China also conducted the sixth successful test of a new hypersonic strike vehicle capable of traveling up to 10 times the speed of sound.
US X-37B Space Plane
The congressional US-China Economic and Security Review Commission warned in its most recent annual report that “China is pursuing a broad and robust array of counter-space capabilities, which includes direct-ascent anti-satellite missiles, co-orbital anti-satellite systems, computer network operations, ground-based satellite jammers and directed energy weapons.”
Military analysts said the disclosure that the PLA plans to use the Shenlong for its Strategic Support Force highlights the buildup of PLA space warfare capabilities.
The PLA also is working on rapid global strike weapons, including hypersonic glide vehicles to deliver nuclear or conventional weapons, anti-satellite missiles and other weapons, and missile defenses.
“This confirms my longstanding assessment that Shenlong was always a military program and that space warfare is a principle mission of the new Strategic Support Force,” Rick Fisher, a China military affairs analyst with the International Assessment and Strategy Center, said of Song’s comments on the Shenlong.
The Shenlong has been under development since 2007 and at least one test of the plane, launched beneath the wing of an H-6 bomber, took place five or six years ago.
“One reason China did not perform a full orbital test [of the Shenlong] may have been fear of losing their spacecraft if it landed in another country,” Fisher said.
Fisher believes it is very likely the PLA will launch an operational Shenlong for both civilian and military missions.
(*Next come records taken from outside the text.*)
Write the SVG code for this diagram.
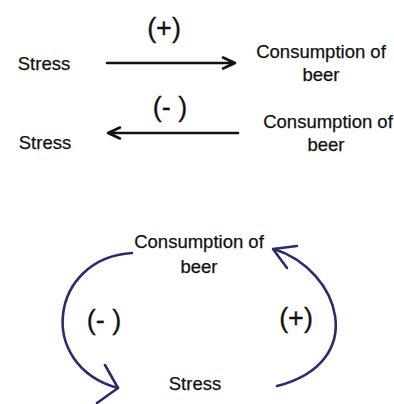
<svg xmlns="http://www.w3.org/2000/svg" width="394" height="404" viewBox="0 0 394 404">
<style>
.lbl{font-family:"Liberation Sans",Arial,sans-serif;font-size:18.5px;fill:#111;stroke:#111;stroke-width:0.25;text-anchor:middle}
.sign{font-family:"Liberation Sans",Arial,sans-serif;font-size:27px;fill:#111;stroke:#111;stroke-width:0.3;text-anchor:middle}
.blk{fill:none;stroke:#111;stroke-width:2.6;stroke-linecap:round;stroke-linejoin:round}
.nav{fill:none;stroke:#2b2c6e;stroke-width:2.6;stroke-linecap:round;stroke-linejoin:round}
</style>
<rect width="394" height="404" fill="#ffffff"/>
<g id="stress-1"><text class="lbl" x="44" y="70">Stress</text></g>
<g id="beer-1"><text class="lbl" x="321" y="58">Consumption of</text><text class="lbl" x="321" y="81">beer</text></g>
<g id="stress-2"><text class="lbl" x="45" y="149">Stress</text></g>
<g id="beer-2"><text class="lbl" x="328" y="128">Consumption of</text><text class="lbl" x="326" y="151">beer</text></g>
<g id="beer-3"><text class="lbl" x="199" y="248">Consumption of</text><text class="lbl" x="199" y="273">beer</text></g>
<g id="stress-3"><text class="lbl" x="195" y="390">Stress</text></g>
<g id="connectors">
<path class="blk" d="M107,63 H234 M223,57.5 L235,63 L223,68.5"/>
<path class="blk" d="M238,133 H109 M120,127.5 L108,133 L120,138.5"/>
<path class="nav" d="M132,253 C50,258 35,365 118,388"/>
<path class="nav" d="M105,365 L118,388 L97,403"/>
<path class="nav" d="M277,386 C370,362 340,270 274,249"/>
<path class="nav" d="M297,246 L273,249 L287,268"/>
</g>
<g id="labels">
<text class="sign" x="164" y="37">(+)</text>
<text class="sign" x="170" y="116">(- )</text>
<text class="sign" x="104" y="329">(- )</text>
<text class="sign" x="296" y="327">(+)</text>
</g>
</svg>
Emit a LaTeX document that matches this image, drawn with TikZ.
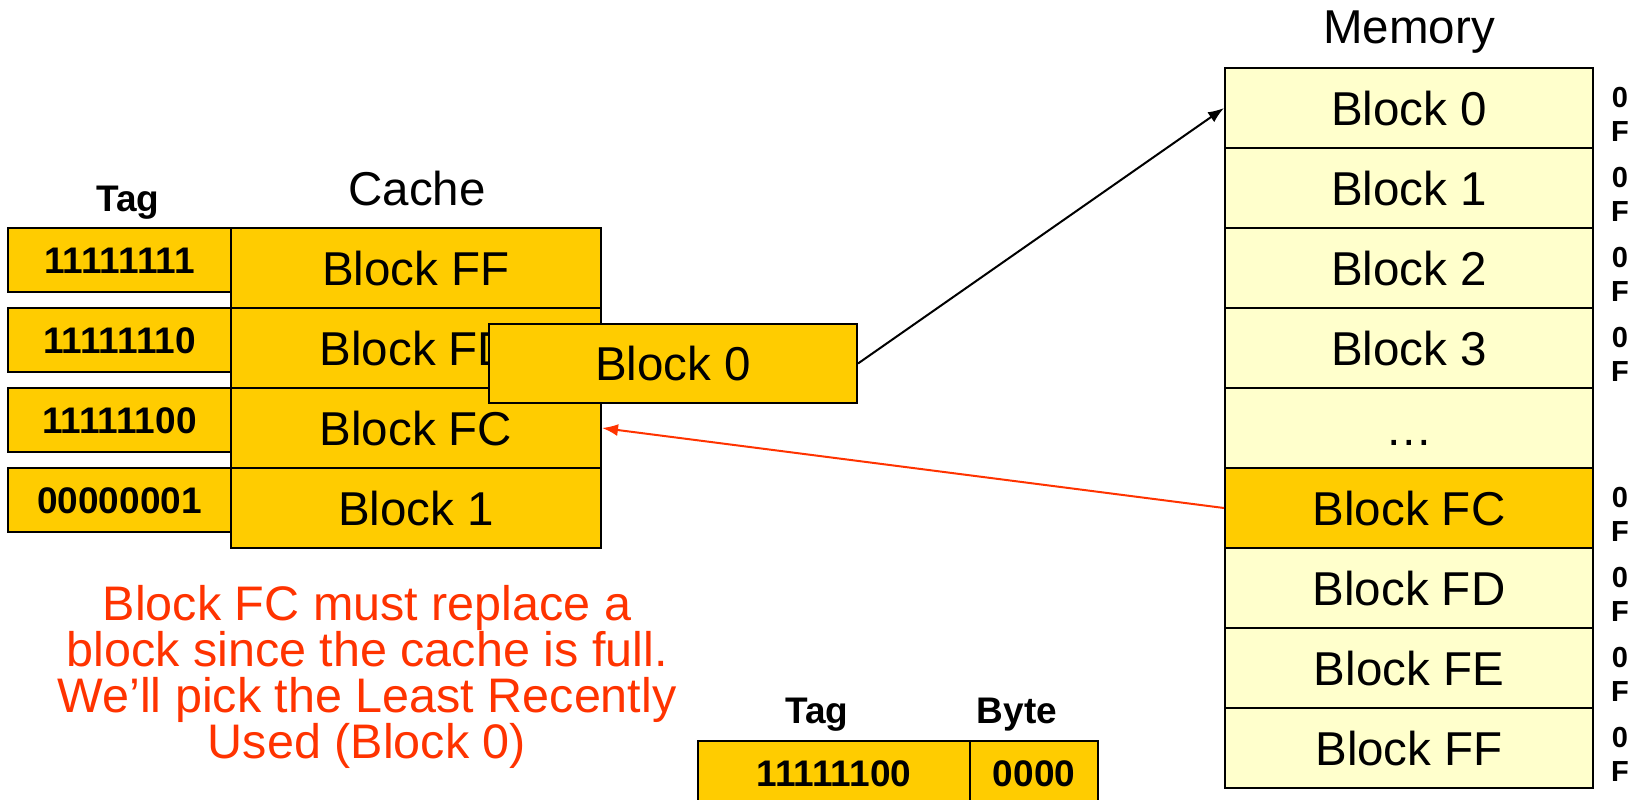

The plane is a key test bed for China’s plans to develop larger space planes that could be built in the early 2020s.
Capturing enemy satellites
“Space planes are attractive militarily because they are reusable, can be configured to perform passive or active military missions, such as capturing and returning an enemy satellite,” he added.
David M. Finkelstein, a China analyst with Center for Naval Analysis, says China’s government has been vague about the new Strategic Support Force.
However, the force appears to be the center of key high-technology capabilities the PLA needs to wage modern warfare. They include cyber, space, electromagnetic, precision strike and intelligence, surveillance and reconnaissance. The force may also include China’s growing special operations warfare forces, and its unmanned aerial and underwater vehicles and electronic counter measures forces.
“These capabilities and units reside at the heart of what the PLA refers to as ‘informationized local wars’ which the PLA’s new military strategy has identified as the type of modern warfare that the Chinese armed forces must be able to prosecute, and which, from an operational perspective, this entire reorganization is meant to facilitate,” Finkelstein wrote in a recent CNA report.
China’s military, widely criticized for its secrecy, has set off alarms in western and Asian governments with its development of space and other high-technology arms and concerns about the weapons likely will persist until Beijing is more open about its new weaponry.